Using the listing below, extract each line that has the word "with" in it.
Input rows start
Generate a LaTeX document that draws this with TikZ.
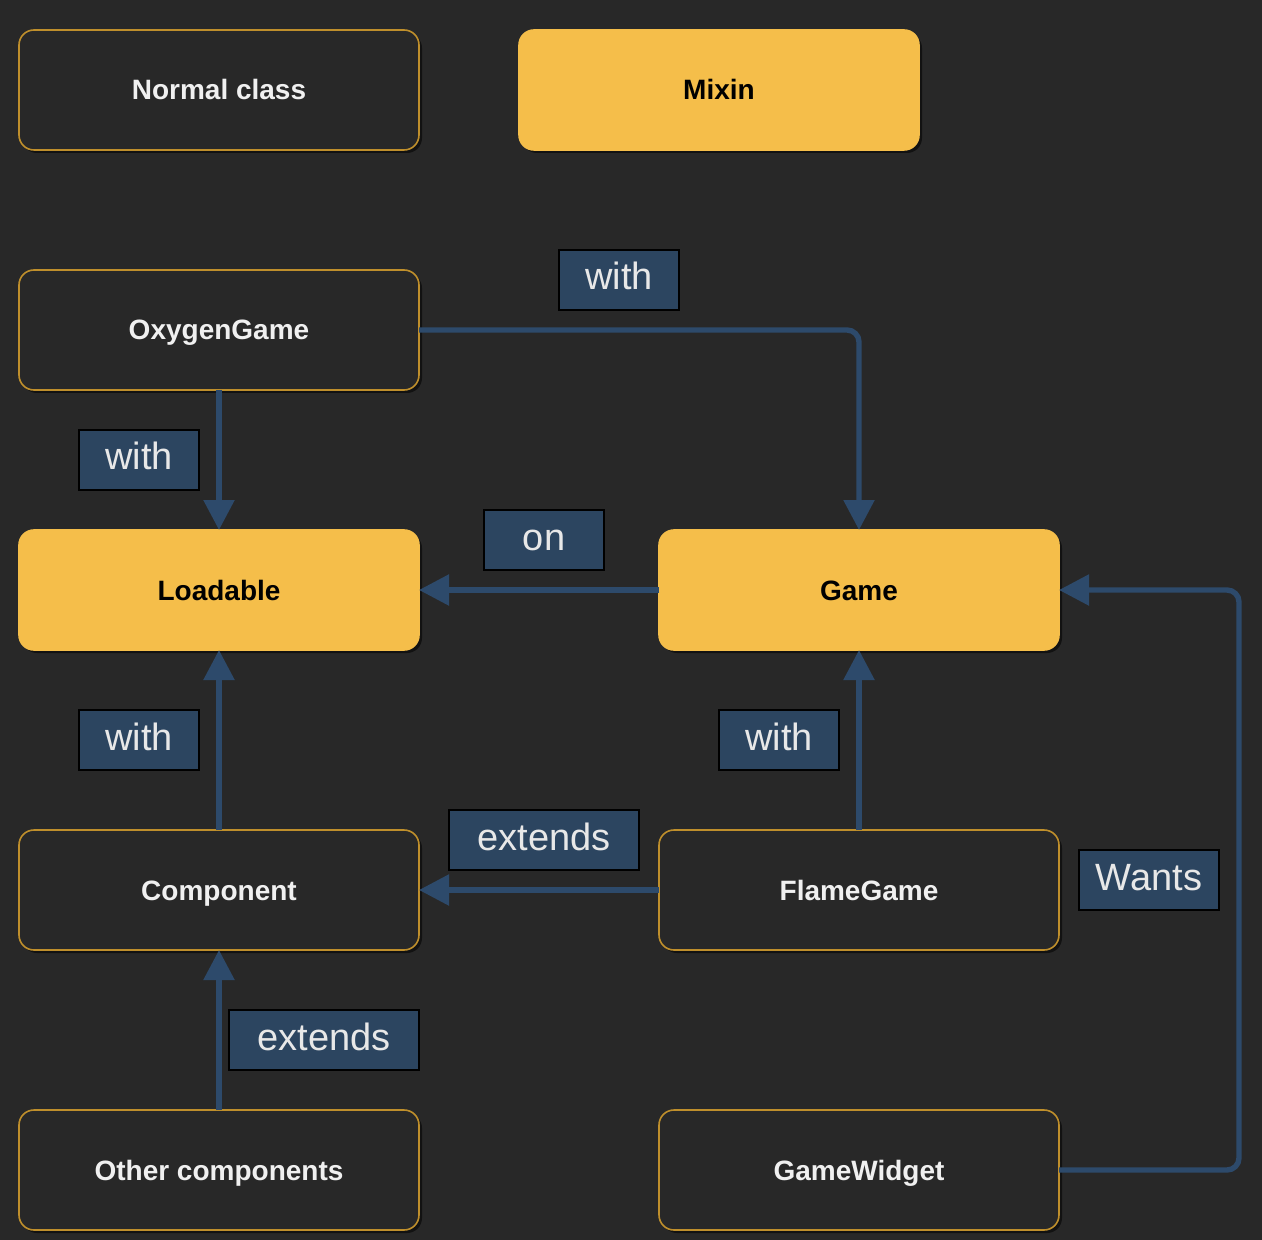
\documentclass[tikz,border=0pt]{standalone}
\usepackage{fontspec}
\setmainfont{Liberation Sans}
\usetikzlibrary{arrows.meta, positioning, shadows}
\definecolor{bgdark}{HTML}{282828}
\definecolor{goldline}{HTML}{BF8F2C}
\definecolor{mixinfill}{HTML}{F5BE4A}
\definecolor{linkblue}{HTML}{2D4A6B}
\definecolor{labelfill}{HTML}{2C4560}
\definecolor{labeltext}{HTML}{E8E8E8}
\tikzstyle{classbox} = [rectangle, rounded corners=7.5pt, minimum width=200pt, minimum height=60pt, outer sep=0pt, text height=12pt, text depth=2pt, text centered, draw=goldline, line width=0.8pt, fill=bgdark, text=white!94!black, font=\bfseries\fontsize{14}{16}\selectfont, drop shadow={shadow xshift=1.5pt, shadow yshift=-1.5pt, opacity=0.55, fill=black}]
\tikzstyle{mixinbox} = [classbox, fill=mixinfill, draw=mixinfill, text=black]
\tikzstyle{linklabel} = [rectangle, minimum height=30pt, inner sep=0pt, text height=14pt, text depth=4pt, fill=labelfill, draw=black, line width=0.6pt, text=labeltext, font=\fontsize{19}{22}\selectfont]
\tikzstyle{arrow} = [line width=2.7pt, draw=linkblue, -{Triangle[length=15pt,width=15pt]}]

\begin{document}
\begin{tikzpicture}

			% background and page size
			\fill[bgdark] (0,0) rectangle (631pt,-620pt);

			% legend
			\node[classbox] (normal) at (109.5pt,-45pt) {Normal class};
			\node[mixinbox, right=50pt of normal] (mixin) {Mixin};

			\node[classbox, below=60pt of normal] (oxygen) {OxygenGame};
			\node[mixinbox, below=70pt of oxygen] (loadable) {Loadable};
			\node[mixinbox, right=120pt of loadable] (game) {Game};
			\node[classbox, below=90pt of loadable] (component) {Component};
			\node[classbox, right=120pt of component] (flame) {FlameGame};
			\node[classbox, below=80pt of component] (others) {Other components};
			\node[classbox, right=120pt of others] (gwidget) {GameWidget};

			\draw[arrow, rounded corners=6pt] (oxygen.east) -| (game.north);
			\draw[arrow] (oxygen) -- (loadable);
			\draw[arrow] (game) -- (loadable);
			\draw[arrow] (component) -- (loadable);
			\draw[arrow] (flame) -- (game);
			\draw[arrow] (flame) -- (component);
			\draw[arrow] (others) -- (component);
			% GameWidget goes round the right side
			\draw[arrow, rounded corners=6pt] (gwidget.east) -- ++(90pt,0) |- (game.east);

			% labels
			\node[linklabel, minimum width=60pt] (withtop) at (309.5pt,-140pt) {with};
			\node[linklabel, minimum width=60pt] (withoxy) at (69.5pt,-230pt) {with};
			\node[linklabel, minimum width=60pt] (on) at (272pt,-270pt) {on};
			\node[linklabel, minimum width=60pt] (withcomp) at (69.5pt,-370pt) {with};
			\node[linklabel, minimum width=60pt] (withflame) at (389.5pt,-370pt) {with};
			\node[linklabel, minimum width=95pt] (extflame) at (272pt,-420pt) {extends};
			\node[linklabel, minimum width=70pt] (wants) at (574.5pt,-440pt) {Wants};
			\node[linklabel, minimum width=95pt] (extothers) at (162pt,-520pt) {extends};
		\end{tikzpicture}
\end{document}
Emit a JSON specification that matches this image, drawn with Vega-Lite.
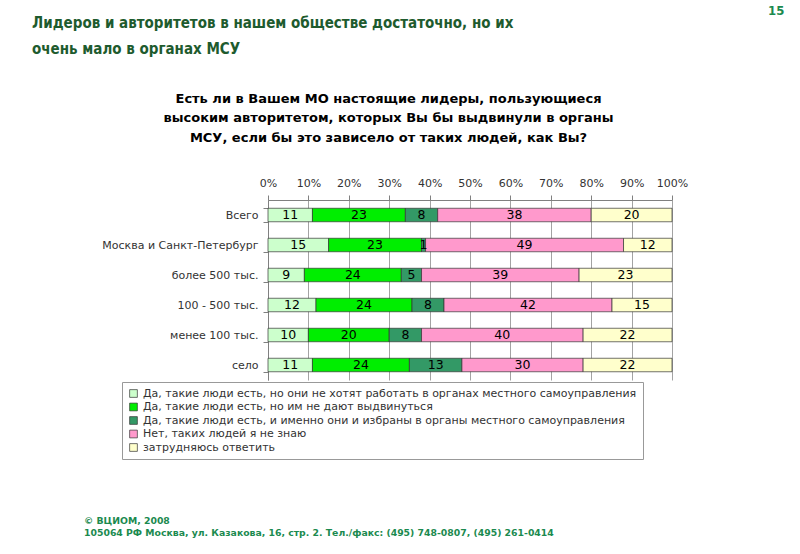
{
  "$schema": "https://vega.github.io/schema/vega-lite/v6.json",
  "background": "white",
  "padding": {"left": 32, "top": 5, "right": 0, "bottom": 0},
  "title": {
    "text": "15",
    "orient": "right",
    "anchor": "start",
    "frame": "bounds",
    "angle": 0,
    "align": "left",
    "baseline": "top",
    "offset": 64,
    "dy": -11,
    "font": "DejaVu Sans Condensed, DejaVu Sans",
    "fontSize": 13,
    "fontWeight": "bold",
    "color": "#1B8A4F"
  },
  "config": {
    "view": {"stroke": null},
    "font": "DejaVu Sans"
  },
  "vconcat": [
    {
      "title": {
        "text": ["© ВЦИОМ, 2008", "105064 РФ Москва, ул. Казакова, 16, стр. 2.  Тел./факс: (495) 748-0807, (495) 261-0414"],
        "orient": "bottom",
        "anchor": "start",
        "frame": "group",
        "dx": -184,
        "offset": 137,
        "font": "DejaVu Sans",
        "fontSize": 9.3,
        "fontWeight": "bold",
        "color": "#1B8A4F",
        "lineHeight": 12
      },
      "vconcat": [
        {
          "width": 404,
          "height": 180,
          "title": {
            "text": ["Лидеров и авторитетов в нашем обществе достаточно, но их", "очень мало в органах МСУ"],
            "anchor": "start",
            "frame": "group",
            "dx": -236,
            "offset": 35,
            "font": "DejaVu Sans Condensed, DejaVu Sans",
            "fontSize": 15,
            "fontWeight": "bold",
            "color": "#1E5B2E",
            "lineHeight": 26
          },
          "data": {
            "values": [
              {"g": "Всего", "a": "Да, такие люди есть, но они не хотят работать в органах местного самоуправления", "k": 1, "v": 11},
              {"g": "Всего", "a": "Да, такие люди есть, но им не дают выдвинуться", "k": 2, "v": 23},
              {"g": "Всего", "a": "Да, такие люди есть, и именно они и избраны в органы местного самоуправления", "k": 3, "v": 8},
              {"g": "Всего", "a": "Нет, таких людей я не знаю", "k": 4, "v": 38},
              {"g": "Всего", "a": "затрудняюсь ответить", "k": 5, "v": 20},
              {"g": "Москва и Санкт-Петербург", "a": "Да, такие люди есть, но они не хотят работать в органах местного самоуправления", "k": 1, "v": 15},
              {"g": "Москва и Санкт-Петербург", "a": "Да, такие люди есть, но им не дают выдвинуться", "k": 2, "v": 23},
              {"g": "Москва и Санкт-Петербург", "a": "Да, такие люди есть, и именно они и избраны в органы местного самоуправления", "k": 3, "v": 1},
              {"g": "Москва и Санкт-Петербург", "a": "Нет, таких людей я не знаю", "k": 4, "v": 49},
              {"g": "Москва и Санкт-Петербург", "a": "затрудняюсь ответить", "k": 5, "v": 12},
              {"g": "более 500 тыс.", "a": "Да, такие люди есть, но они не хотят работать в органах местного самоуправления", "k": 1, "v": 9},
              {"g": "более 500 тыс.", "a": "Да, такие люди есть, но им не дают выдвинуться", "k": 2, "v": 24},
              {"g": "более 500 тыс.", "a": "Да, такие люди есть, и именно они и избраны в органы местного самоуправления", "k": 3, "v": 5},
              {"g": "более 500 тыс.", "a": "Нет, таких людей я не знаю", "k": 4, "v": 39},
              {"g": "более 500 тыс.", "a": "затрудняюсь ответить", "k": 5, "v": 23},
              {"g": "100 - 500 тыс.", "a": "Да, такие люди есть, но они не хотят работать в органах местного самоуправления", "k": 1, "v": 12},
              {"g": "100 - 500 тыс.", "a": "Да, такие люди есть, но им не дают выдвинуться", "k": 2, "v": 24},
              {"g": "100 - 500 тыс.", "a": "Да, такие люди есть, и именно они и избраны в органы местного самоуправления", "k": 3, "v": 8},
              {"g": "100 - 500 тыс.", "a": "Нет, таких людей я не знаю", "k": 4, "v": 42},
              {"g": "100 - 500 тыс.", "a": "затрудняюсь ответить", "k": 5, "v": 15},
              {"g": "менее 100 тыс.", "a": "Да, такие люди есть, но они не хотят работать в органах местного самоуправления", "k": 1, "v": 10},
              {"g": "менее 100 тыс.", "a": "Да, такие люди есть, но им не дают выдвинуться", "k": 2, "v": 20},
              {"g": "менее 100 тыс.", "a": "Да, такие люди есть, и именно они и избраны в органы местного самоуправления", "k": 3, "v": 8},
              {"g": "менее 100 тыс.", "a": "Нет, таких людей я не знаю", "k": 4, "v": 40},
              {"g": "менее 100 тыс.", "a": "затрудняюсь ответить", "k": 5, "v": 22},
              {"g": "село", "a": "Да, такие люди есть, но они не хотят работать в органах местного самоуправления", "k": 1, "v": 11},
              {"g": "село", "a": "Да, такие люди есть, но им не дают выдвинуться", "k": 2, "v": 24},
              {"g": "село", "a": "Да, такие люди есть, и именно они и избраны в органы местного самоуправления", "k": 3, "v": 13},
              {"g": "село", "a": "Нет, таких людей я не знаю", "k": 4, "v": 30},
              {"g": "село", "a": "затрудняюсь ответить", "k": 5, "v": 22}
            ]
          },
          "encoding": {
            "y": {
              "field": "g",
              "type": "nominal",
              "sort": ["Всего", "Москва и Санкт-Петербург", "более 500 тыс.", "100 - 500 тыс.", "менее 100 тыс.", "село"],
              "scale": {"paddingInner": 0.55, "paddingOuter": 0.275},
              "axis": {
                "title": null,
                "tickBand": "extent",
                "tickSize": 5,
                "tickColor": "#808080",
                "domainColor": "#808080",
                "labelFontSize": 11,
                "labelColor": "#333333",
                "labelPadding": 5,
                "labelFont": "DejaVu Sans"
              }
            }
          },
          "layer": [
            {
              "mark": {"type": "bar", "stroke": "#333333", "strokeWidth": 0.7},
              "encoding": {
                "x": {
                  "field": "v",
                  "type": "quantitative",
                  "stack": "normalize",
                  "scale": {"domain": [0, 1], "nice": false},
                  "axis": {
                    "orient": "top",
                    "format": ".0%",
                    "values": [0, 0.1, 0.2, 0.3, 0.4, 0.5, 0.6, 0.7, 0.8, 0.9, 1],
                    "labelFlush": false,
                    "grid": true,
                    "gridColor": "#8c8c8c",
                    "gridWidth": 0.8,
                    "tickColor": "#808080",
                    "tickSize": 5,
                    "domainColor": "#808080",
                    "labelFontSize": 11,
                    "labelColor": "#333333",
                    "labelPadding": 7,
                    "labelFont": "DejaVu Sans",
                    "title": ["Есть ли в Вашем МО настоящие лидеры, пользующиеся", "высоким авторитетом, которых Вы бы выдвинули в органы", "МСУ, если бы это зависело от таких людей, как Вы?"],
                    "titleFont": "DejaVu Sans",
                    "titleFontSize": 13,
                    "titleFontWeight": "bold",
                    "titleColor": "#000000",
                    "titleLineHeight": 19.5,
                    "titlePadding": 33,
                    "titleX": 120
                  }
                },
                "color": {
                  "field": "a",
                  "type": "nominal",
                  "sort": ["Да, такие люди есть, но они не хотят работать в органах местного самоуправления", "Да, такие люди есть, но им не дают выдвинуться", "Да, такие люди есть, и именно они и избраны в органы местного самоуправления", "Нет, таких людей я не знаю", "затрудняюсь ответить"],
                  "scale": {
                    "domain": ["Да, такие люди есть, но они не хотят работать в органах местного самоуправления", "Да, такие люди есть, но им не дают выдвинуться", "Да, такие люди есть, и именно они и избраны в органы местного самоуправления", "Нет, таких людей я не знаю", "затрудняюсь ответить"],
                    "range": ["#CCFFCC", "#00EE00", "#339966", "#FF99CC", "#FFFFCC"]
                  },
                  "legend": {
                    "title": null,
                    "orient": "none",
                    "legendX": -146,
                    "legendY": 182,
                    "direction": "vertical",
                    "strokeColor": "#999999",
                    "padding": 6,
                    "symbolType": "square",
                    "symbolSize": 60,
                    "symbolStrokeColor": "#333333",
                    "symbolStrokeWidth": 0.7,
                    "labelFontSize": 11,
                    "labelColor": "#333333",
                    "labelFont": "DejaVu Sans",
                    "labelLimit": 700,
                    "rowPadding": 1.5
                  }
                },
                "order": {"field": "k"}
              }
            },
            {
              "mark": {"type": "text", "fontSize": 12.5, "color": "#000000", "font": "DejaVu Sans"},
              "encoding": {
                "x": {"field": "v", "type": "quantitative", "stack": "normalize", "bandPosition": 0.5},
                "detail": {"field": "a"},
                "order": {"field": "k"},
                "text": {"field": "v", "type": "quantitative"}
              }
            }
          ]
        }
      ]
    }
  ]
}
Input rows end
#### Written answer
Generate a LaTeX document that draws this with TikZ.
			\node[linklabel, minimum width=60pt] (withtop) at (309.5pt,-140pt) {with};
			\node[linklabel, minimum width=60pt] (withoxy) at (69.5pt,-230pt) {with};
			\node[linklabel, minimum width=60pt] (withcomp) at (69.5pt,-370pt) {with};
			\node[linklabel, minimum width=60pt] (withflame) at (389.5pt,-370pt) {with};
Emit a JSON specification that matches this image, drawn with Vega-Lite.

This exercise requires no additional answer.